Direction ▸
From the listing below, extract every line in which the word "matplotlib" appears.

+===+

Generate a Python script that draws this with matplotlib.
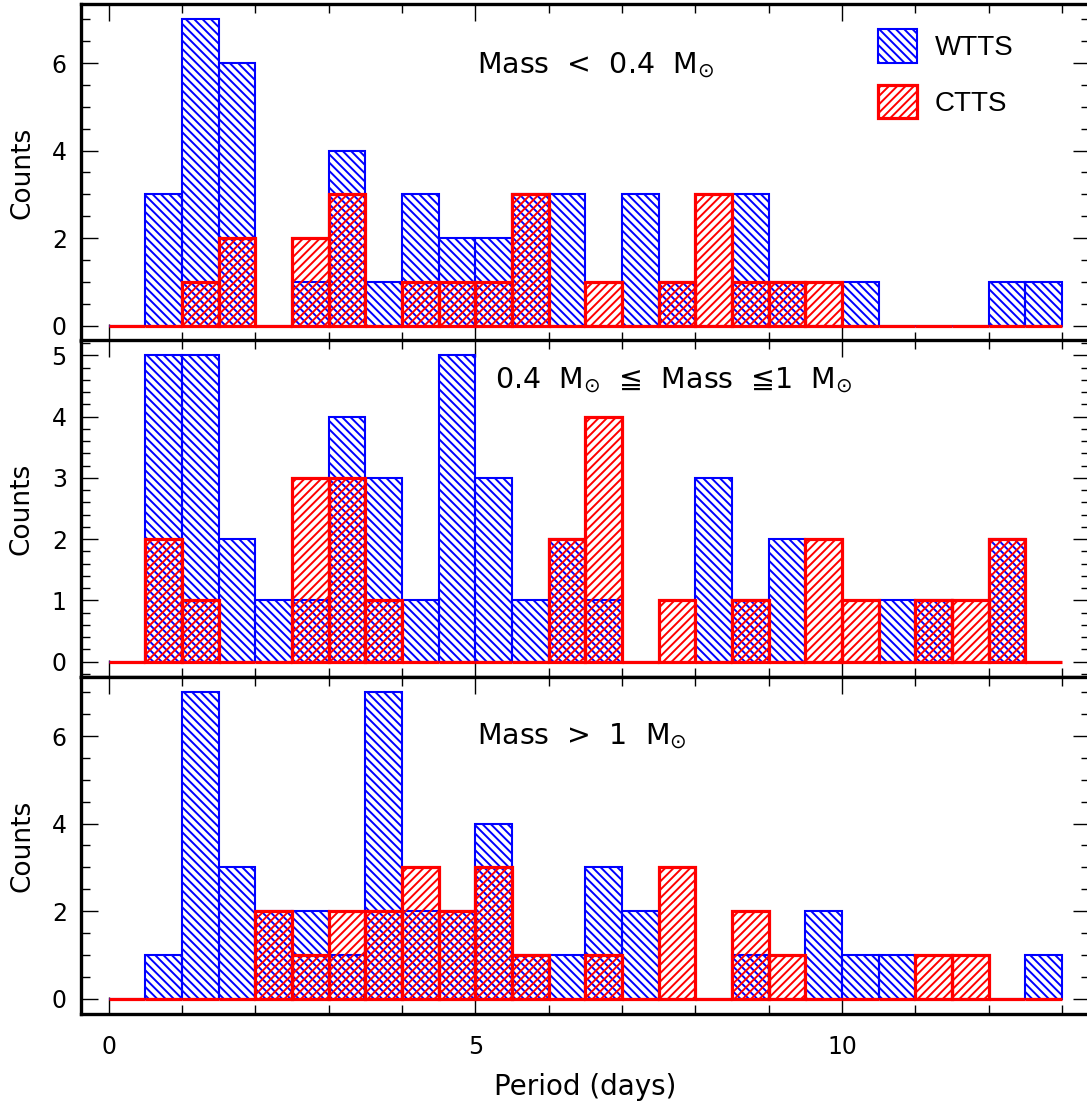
import numpy as np
import matplotlib.pyplot as plt
from matplotlib.patches import Patch
from matplotlib.ticker import MultipleLocator

plt.rcParams['font.family'] = 'DejaVu Sans'
plt.rcParams['hatch.linewidth'] = 1.4

# period bins: 0 .. 13 days, 0.5 day wide
bin_edges = np.arange(0, 13.01, 0.5)
bin_left = bin_edges[:-1]

# counts per bin
wtts_low = [0, 3, 7, 6, 0, 1, 4, 1, 3, 2, 2, 3, 3, 0, 3, 1, 0, 3, 1, 0, 1, 0, 0, 0, 1, 1]
ctts_low = [0, 0, 1, 2, 0, 2, 3, 0, 1, 1, 1, 3, 0, 1, 0, 1, 3, 1, 1, 1, 0, 0, 0, 0, 0, 0]
wtts_mid = [0, 5, 5, 2, 1, 1, 4, 3, 1, 5, 3, 1, 2, 1, 0, 0, 3, 1, 2, 0, 0, 1, 1, 0, 2, 0]
ctts_mid = [0, 2, 1, 0, 0, 3, 3, 1, 0, 0, 0, 0, 2, 4, 0, 1, 0, 1, 0, 2, 1, 0, 1, 1, 2, 0]
wtts_high = [0, 1, 7, 3, 2, 2, 1, 7, 2, 2, 4, 1, 1, 3, 2, 0, 0, 1, 0, 2, 1, 1, 0, 0, 0, 1]
ctts_high = [0, 0, 0, 0, 2, 1, 2, 2, 3, 2, 3, 1, 0, 1, 0, 3, 0, 2, 1, 0, 0, 0, 1, 1, 0, 0]

panel_text = ['Mass  <  0.4  M$_{\\odot}$',
              '0.4  M$_{\\odot}$  \u2266  Mass  \u22661  M$_{\\odot}$',
              'Mass  >  1  M$_{\\odot}$']
text_pos = [(5.03, 5.78), (5.27, 4.47), (5.03, 5.81)]

panels = [(wtts_low, ctts_low), (wtts_mid, ctts_mid), (wtts_high, ctts_high)]
ylims = [(-0.35, 7.35), (-0.25, 5.25), (-0.35, 7.35)]
ymajor = [2, 1, 2]
yminor = [0.5, 0.2, 0.5]

blue_hatch = '\\\\\\\\'
red_hatch = '////'

fig = plt.figure(figsize=(10.87, 11.10), dpi=100)
left, width = 0.0742, 0.9285
bottoms = [0.6928, 0.3901, 0.0865]
height = 0.3036

for i, (w, c) in enumerate(panels):
    ax = fig.add_axes([left, bottoms[i], width, height])
    ax.bar(bin_left, w, width=0.5, align='edge', fill=False,
           edgecolor='blue', hatch=blue_hatch, lw=1.5, zorder=2)
    ax.bar(bin_left, c, width=0.5, align='edge', fill=False,
           edgecolor='red', hatch=red_hatch, lw=2.3, zorder=3)
    ax.set_xlim(-0.38, 13.38)
    ax.set_ylim(*ylims[i])
    ax.xaxis.set_major_locator(MultipleLocator(5))
    ax.xaxis.set_minor_locator(MultipleLocator(1))
    ax.yaxis.set_major_locator(MultipleLocator(ymajor[i]))
    ax.yaxis.set_minor_locator(MultipleLocator(yminor[i]))
    ax.tick_params(which='both', direction='in', top=True, right=True,
                   width=1.0, labelsize=17)
    ax.tick_params(which='major', length=12)
    ax.tick_params(which='minor', length=6.7)
    ax.tick_params(axis='y', pad=10)
    ax.tick_params(axis='x', pad=15)
    for s in ax.spines.values():
        s.set_linewidth(2.4)
    ax.set_ylabel('Counts', fontsize=19, labelpad=12)
    ax.text(text_pos[i][0], text_pos[i][1], panel_text[i], fontsize=20.5,
            va='baseline', ha='left')
    if i < 2:
        ax.tick_params(axis='x', labelbottom=False)
    else:
        ax.set_xlabel('Period (days)', fontsize=20, labelpad=10)
    if i == 0:
        handles = [Patch(facecolor='none', edgecolor='blue', hatch=blue_hatch, lw=1.5),
                   Patch(facecolor='none', edgecolor='red', hatch=red_hatch, lw=2.3)]
        ax.legend(handles, ['WTTS', 'CTTS'], loc='upper left',
                  bbox_to_anchor=(0.79, 0.925), frameon=False,
                  prop={'family': 'Liberation Sans', 'size': 20},
                  handlelength=1.4, handleheight=1.47, handletextpad=0.65,
                  labelspacing=0.8, borderpad=0, borderaxespad=0)

fig.savefig('out.png', dpi=100)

+===+

Response to the exercise ▸
Generate a Python script that draws this with matplotlib.
import matplotlib.pyplot as plt
from matplotlib.patches import Patch
from matplotlib.ticker import MultipleLocator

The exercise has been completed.